→ **GIVEN INSTRUCTION**: Shown below is a listing with pictures; reproduce exactly, and only, the lines between the ones containing "Write a Python" and "y_ticks = [0, 20, 40, 60, 80, 100]", inclusive, leaving the pictures out.

→ **SUPPLIED MATERIAL**:
————————
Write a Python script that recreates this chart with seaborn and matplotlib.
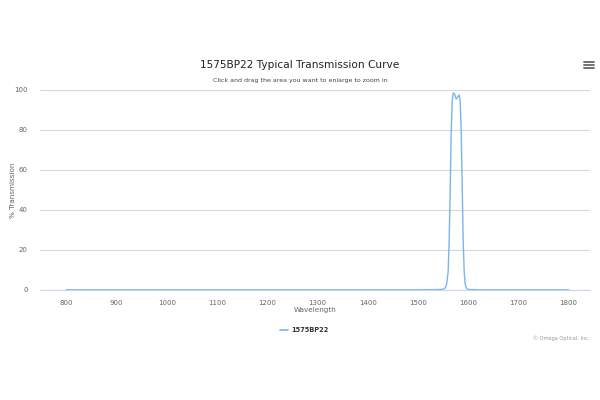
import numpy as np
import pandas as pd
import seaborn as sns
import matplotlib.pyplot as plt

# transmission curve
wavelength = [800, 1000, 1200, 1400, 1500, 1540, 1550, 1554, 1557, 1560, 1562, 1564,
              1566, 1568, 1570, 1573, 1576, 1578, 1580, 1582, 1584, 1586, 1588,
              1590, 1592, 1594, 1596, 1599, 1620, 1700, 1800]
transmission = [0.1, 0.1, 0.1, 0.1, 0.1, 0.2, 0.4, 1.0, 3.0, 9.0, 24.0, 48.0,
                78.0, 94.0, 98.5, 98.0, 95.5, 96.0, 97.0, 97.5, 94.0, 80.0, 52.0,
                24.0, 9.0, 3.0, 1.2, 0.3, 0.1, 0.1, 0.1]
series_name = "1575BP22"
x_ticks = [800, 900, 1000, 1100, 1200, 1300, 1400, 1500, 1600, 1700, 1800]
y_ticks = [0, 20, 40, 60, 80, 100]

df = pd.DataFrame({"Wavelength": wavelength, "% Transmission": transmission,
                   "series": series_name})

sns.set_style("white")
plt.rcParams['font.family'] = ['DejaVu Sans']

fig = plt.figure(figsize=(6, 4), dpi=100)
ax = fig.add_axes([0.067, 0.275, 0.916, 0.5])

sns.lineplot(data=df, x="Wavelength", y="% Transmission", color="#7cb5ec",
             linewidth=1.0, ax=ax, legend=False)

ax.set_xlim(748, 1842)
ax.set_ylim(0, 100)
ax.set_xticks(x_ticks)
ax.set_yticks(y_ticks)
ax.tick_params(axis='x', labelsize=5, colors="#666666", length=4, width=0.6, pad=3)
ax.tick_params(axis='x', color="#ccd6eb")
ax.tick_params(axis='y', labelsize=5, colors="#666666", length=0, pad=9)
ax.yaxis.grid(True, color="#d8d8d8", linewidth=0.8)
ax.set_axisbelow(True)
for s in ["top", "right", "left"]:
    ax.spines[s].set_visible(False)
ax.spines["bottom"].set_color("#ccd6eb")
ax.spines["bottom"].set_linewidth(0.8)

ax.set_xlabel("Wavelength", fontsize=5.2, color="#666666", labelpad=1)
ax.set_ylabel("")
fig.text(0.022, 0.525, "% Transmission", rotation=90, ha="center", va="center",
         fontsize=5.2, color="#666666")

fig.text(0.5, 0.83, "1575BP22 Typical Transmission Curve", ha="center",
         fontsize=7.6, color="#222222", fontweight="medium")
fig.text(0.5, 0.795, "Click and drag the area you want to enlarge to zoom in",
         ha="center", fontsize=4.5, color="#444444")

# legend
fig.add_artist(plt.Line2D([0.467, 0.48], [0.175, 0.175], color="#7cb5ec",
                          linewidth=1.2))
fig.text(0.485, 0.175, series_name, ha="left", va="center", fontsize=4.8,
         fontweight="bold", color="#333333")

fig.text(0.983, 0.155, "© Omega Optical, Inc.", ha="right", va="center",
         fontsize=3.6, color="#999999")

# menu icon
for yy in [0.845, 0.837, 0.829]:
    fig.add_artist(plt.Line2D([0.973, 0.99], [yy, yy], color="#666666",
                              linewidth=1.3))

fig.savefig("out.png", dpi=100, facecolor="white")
————————
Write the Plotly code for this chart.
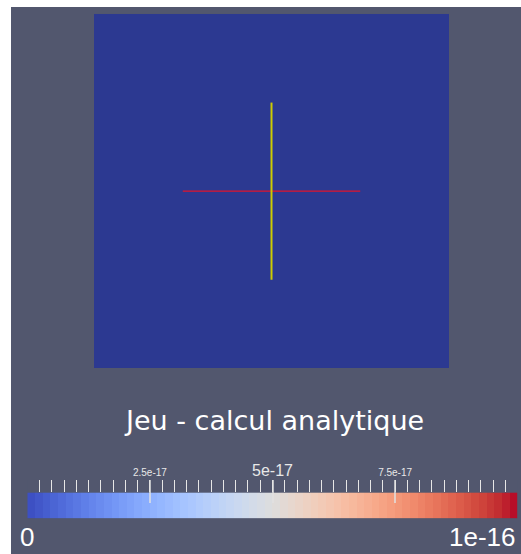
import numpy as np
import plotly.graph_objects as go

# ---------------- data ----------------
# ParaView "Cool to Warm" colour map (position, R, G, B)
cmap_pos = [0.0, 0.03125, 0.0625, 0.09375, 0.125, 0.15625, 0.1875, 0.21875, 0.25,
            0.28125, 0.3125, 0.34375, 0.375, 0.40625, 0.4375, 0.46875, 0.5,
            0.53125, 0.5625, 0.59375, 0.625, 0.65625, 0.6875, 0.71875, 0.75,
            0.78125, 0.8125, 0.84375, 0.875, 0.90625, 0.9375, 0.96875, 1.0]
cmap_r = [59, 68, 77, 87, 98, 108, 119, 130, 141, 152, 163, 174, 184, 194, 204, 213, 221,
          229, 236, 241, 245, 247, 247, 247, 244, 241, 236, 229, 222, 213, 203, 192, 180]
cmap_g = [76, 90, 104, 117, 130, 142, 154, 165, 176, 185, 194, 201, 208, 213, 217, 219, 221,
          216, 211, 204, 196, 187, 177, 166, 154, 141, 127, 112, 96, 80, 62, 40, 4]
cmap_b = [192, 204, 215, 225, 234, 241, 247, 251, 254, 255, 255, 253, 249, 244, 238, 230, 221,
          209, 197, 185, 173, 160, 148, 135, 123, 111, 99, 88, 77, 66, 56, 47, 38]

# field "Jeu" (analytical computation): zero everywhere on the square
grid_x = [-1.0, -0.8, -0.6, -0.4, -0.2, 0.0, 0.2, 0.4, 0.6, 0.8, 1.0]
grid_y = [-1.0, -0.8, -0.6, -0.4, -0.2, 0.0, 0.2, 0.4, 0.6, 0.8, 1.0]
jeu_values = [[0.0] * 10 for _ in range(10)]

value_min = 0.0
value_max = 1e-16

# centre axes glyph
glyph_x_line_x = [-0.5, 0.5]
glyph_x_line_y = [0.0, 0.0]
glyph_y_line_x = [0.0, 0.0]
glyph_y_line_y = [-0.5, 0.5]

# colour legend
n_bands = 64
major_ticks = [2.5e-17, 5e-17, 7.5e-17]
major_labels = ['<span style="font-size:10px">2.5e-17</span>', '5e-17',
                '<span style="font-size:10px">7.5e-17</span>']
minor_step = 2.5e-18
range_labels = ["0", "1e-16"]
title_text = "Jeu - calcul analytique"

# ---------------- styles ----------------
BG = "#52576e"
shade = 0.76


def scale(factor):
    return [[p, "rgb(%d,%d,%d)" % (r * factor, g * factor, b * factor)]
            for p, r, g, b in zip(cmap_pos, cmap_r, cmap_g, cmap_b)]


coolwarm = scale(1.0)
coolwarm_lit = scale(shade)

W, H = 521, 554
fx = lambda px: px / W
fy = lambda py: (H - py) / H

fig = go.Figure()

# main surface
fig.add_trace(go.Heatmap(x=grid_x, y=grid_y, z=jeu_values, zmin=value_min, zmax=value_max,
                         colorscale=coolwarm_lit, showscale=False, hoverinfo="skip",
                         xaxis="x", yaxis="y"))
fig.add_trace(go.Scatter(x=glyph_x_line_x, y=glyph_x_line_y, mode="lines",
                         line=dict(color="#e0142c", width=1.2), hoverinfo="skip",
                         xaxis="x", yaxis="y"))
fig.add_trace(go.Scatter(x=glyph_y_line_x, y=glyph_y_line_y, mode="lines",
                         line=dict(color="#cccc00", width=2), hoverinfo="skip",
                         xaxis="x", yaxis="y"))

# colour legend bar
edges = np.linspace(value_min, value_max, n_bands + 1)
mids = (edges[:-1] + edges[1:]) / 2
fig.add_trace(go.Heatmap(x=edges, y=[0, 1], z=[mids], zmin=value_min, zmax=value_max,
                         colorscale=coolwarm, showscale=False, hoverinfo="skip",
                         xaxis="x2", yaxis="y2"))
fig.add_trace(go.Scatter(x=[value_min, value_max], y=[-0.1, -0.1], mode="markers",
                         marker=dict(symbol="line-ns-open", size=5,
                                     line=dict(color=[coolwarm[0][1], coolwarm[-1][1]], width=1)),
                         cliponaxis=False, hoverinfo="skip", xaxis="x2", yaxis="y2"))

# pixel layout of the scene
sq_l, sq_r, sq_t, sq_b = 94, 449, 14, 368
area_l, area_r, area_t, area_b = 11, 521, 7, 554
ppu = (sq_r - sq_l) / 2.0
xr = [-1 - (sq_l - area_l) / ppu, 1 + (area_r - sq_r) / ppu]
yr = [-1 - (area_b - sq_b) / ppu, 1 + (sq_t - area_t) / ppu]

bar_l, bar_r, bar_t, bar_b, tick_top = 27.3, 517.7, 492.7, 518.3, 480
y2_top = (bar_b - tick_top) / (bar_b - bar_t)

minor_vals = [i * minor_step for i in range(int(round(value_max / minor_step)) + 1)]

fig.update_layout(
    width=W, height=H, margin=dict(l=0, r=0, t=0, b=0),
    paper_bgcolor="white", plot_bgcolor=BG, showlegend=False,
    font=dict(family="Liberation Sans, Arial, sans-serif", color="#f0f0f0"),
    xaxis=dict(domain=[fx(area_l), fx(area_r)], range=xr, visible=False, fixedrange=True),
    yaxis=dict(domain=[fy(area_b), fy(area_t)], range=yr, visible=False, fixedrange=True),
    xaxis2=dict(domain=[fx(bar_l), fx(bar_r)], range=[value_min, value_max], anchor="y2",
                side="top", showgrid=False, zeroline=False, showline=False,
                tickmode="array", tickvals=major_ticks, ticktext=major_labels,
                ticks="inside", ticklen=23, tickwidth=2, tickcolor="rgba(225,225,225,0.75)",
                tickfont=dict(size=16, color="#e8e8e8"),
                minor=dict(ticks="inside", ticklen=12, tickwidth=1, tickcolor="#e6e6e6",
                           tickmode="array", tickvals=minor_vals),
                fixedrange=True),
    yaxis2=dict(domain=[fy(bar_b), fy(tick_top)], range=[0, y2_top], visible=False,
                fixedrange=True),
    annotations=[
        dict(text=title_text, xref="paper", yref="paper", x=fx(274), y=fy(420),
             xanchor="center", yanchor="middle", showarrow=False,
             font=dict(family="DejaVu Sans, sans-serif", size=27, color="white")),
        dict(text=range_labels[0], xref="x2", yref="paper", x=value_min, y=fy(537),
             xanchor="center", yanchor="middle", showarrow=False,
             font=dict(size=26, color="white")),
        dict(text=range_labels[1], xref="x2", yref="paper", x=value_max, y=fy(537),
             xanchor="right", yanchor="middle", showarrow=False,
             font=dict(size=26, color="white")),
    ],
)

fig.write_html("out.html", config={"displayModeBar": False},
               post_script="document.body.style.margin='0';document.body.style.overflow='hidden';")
————————
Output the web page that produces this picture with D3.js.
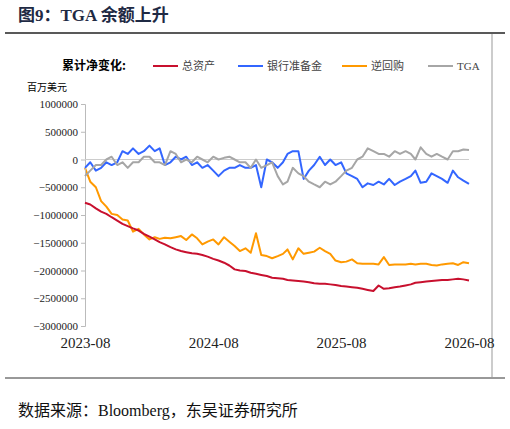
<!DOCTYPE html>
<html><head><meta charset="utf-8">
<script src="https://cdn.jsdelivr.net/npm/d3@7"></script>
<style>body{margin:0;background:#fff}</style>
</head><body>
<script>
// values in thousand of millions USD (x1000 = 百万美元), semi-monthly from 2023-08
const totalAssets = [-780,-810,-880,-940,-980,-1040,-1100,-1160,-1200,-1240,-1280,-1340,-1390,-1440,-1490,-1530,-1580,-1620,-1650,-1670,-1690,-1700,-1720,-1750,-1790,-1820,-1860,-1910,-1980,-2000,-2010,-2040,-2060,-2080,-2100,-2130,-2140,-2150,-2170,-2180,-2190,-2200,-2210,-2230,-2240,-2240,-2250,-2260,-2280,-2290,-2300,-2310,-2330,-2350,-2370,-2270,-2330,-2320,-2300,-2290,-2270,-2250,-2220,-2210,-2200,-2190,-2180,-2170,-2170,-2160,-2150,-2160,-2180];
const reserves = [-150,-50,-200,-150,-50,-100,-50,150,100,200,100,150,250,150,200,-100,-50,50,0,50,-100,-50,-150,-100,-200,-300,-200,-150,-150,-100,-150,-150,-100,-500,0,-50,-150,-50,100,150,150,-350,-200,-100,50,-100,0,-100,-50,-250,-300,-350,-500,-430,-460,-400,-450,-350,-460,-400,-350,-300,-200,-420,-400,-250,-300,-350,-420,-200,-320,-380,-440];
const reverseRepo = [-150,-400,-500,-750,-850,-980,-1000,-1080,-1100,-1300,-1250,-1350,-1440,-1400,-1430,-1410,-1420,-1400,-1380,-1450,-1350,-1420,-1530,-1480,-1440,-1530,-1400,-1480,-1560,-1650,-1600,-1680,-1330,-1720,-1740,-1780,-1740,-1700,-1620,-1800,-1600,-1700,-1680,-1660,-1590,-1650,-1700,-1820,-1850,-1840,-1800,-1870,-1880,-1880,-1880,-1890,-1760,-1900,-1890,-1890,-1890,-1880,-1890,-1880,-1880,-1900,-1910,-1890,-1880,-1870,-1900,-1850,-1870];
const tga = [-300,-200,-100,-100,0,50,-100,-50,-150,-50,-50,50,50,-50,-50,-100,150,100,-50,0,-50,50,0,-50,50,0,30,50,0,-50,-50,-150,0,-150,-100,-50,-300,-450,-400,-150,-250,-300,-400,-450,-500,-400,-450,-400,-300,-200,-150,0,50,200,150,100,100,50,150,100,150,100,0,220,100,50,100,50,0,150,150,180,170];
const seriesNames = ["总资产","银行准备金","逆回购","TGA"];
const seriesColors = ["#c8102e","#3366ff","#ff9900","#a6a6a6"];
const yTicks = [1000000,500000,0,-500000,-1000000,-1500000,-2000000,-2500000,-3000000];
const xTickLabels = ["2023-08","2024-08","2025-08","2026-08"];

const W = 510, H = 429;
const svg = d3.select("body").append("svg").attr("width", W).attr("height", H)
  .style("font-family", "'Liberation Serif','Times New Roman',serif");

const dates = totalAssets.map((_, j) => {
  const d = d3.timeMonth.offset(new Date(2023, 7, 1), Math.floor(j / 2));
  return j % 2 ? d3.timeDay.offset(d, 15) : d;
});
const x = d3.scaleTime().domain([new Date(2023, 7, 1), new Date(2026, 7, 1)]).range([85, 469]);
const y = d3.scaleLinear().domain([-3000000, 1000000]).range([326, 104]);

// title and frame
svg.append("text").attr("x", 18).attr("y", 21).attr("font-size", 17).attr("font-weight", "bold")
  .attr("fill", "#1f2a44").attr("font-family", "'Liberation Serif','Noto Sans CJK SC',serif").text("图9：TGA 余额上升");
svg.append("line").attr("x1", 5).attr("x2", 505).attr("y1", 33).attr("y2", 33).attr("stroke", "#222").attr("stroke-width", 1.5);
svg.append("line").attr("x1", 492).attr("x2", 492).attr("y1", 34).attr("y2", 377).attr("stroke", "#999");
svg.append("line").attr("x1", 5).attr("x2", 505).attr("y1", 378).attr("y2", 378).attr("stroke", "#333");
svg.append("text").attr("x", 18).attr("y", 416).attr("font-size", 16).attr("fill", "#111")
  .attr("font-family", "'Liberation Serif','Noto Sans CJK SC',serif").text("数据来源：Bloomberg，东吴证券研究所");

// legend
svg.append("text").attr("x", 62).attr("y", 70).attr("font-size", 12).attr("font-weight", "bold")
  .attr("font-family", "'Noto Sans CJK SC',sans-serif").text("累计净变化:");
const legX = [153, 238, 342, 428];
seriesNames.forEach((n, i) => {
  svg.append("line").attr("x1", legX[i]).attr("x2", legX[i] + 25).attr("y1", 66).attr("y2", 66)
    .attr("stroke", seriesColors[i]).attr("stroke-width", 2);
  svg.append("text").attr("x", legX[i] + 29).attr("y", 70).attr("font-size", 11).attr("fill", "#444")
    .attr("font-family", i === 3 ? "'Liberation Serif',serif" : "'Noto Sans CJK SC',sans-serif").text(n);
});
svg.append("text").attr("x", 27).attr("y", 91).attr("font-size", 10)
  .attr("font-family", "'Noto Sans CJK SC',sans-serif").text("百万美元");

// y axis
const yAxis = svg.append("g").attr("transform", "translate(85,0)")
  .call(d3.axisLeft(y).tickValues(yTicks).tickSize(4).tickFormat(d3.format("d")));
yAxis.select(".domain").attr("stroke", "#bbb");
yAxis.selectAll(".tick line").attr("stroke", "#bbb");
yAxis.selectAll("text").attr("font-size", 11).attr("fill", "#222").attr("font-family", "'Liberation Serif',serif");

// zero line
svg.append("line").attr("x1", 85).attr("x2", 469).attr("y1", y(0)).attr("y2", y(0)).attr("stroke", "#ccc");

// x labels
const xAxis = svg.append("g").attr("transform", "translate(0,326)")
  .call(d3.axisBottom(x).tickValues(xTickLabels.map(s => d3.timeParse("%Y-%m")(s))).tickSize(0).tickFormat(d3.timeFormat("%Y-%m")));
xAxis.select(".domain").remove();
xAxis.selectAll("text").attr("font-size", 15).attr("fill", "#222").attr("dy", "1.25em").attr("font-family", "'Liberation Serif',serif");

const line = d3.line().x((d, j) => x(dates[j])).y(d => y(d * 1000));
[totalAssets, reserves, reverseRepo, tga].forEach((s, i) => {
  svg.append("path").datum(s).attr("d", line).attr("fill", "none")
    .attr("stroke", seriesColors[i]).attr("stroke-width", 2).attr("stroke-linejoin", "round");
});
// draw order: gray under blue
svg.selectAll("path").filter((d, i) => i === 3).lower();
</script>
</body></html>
————————
→ **ANSWER TO THE PROBLEM**:
Write a Python script that recreates this chart with seaborn and matplotlib.
import numpy as np
import pandas as pd
import seaborn as sns
import matplotlib.pyplot as plt

# transmission curve
wavelength = [800, 1000, 1200, 1400, 1500, 1540, 1550, 1554, 1557, 1560, 1562, 1564,
              1566, 1568, 1570, 1573, 1576, 1578, 1580, 1582, 1584, 1586, 1588,
              1590, 1592, 1594, 1596, 1599, 1620, 1700, 1800]
transmission = [0.1, 0.1, 0.1, 0.1, 0.1, 0.2, 0.4, 1.0, 3.0, 9.0, 24.0, 48.0,
                78.0, 94.0, 98.5, 98.0, 95.5, 96.0, 97.0, 97.5, 94.0, 80.0, 52.0,
                24.0, 9.0, 3.0, 1.2, 0.3, 0.1, 0.1, 0.1]
series_name = "1575BP22"
x_ticks = [800, 900, 1000, 1100, 1200, 1300, 1400, 1500, 1600, 1700, 1800]
y_ticks = [0, 20, 40, 60, 80, 100]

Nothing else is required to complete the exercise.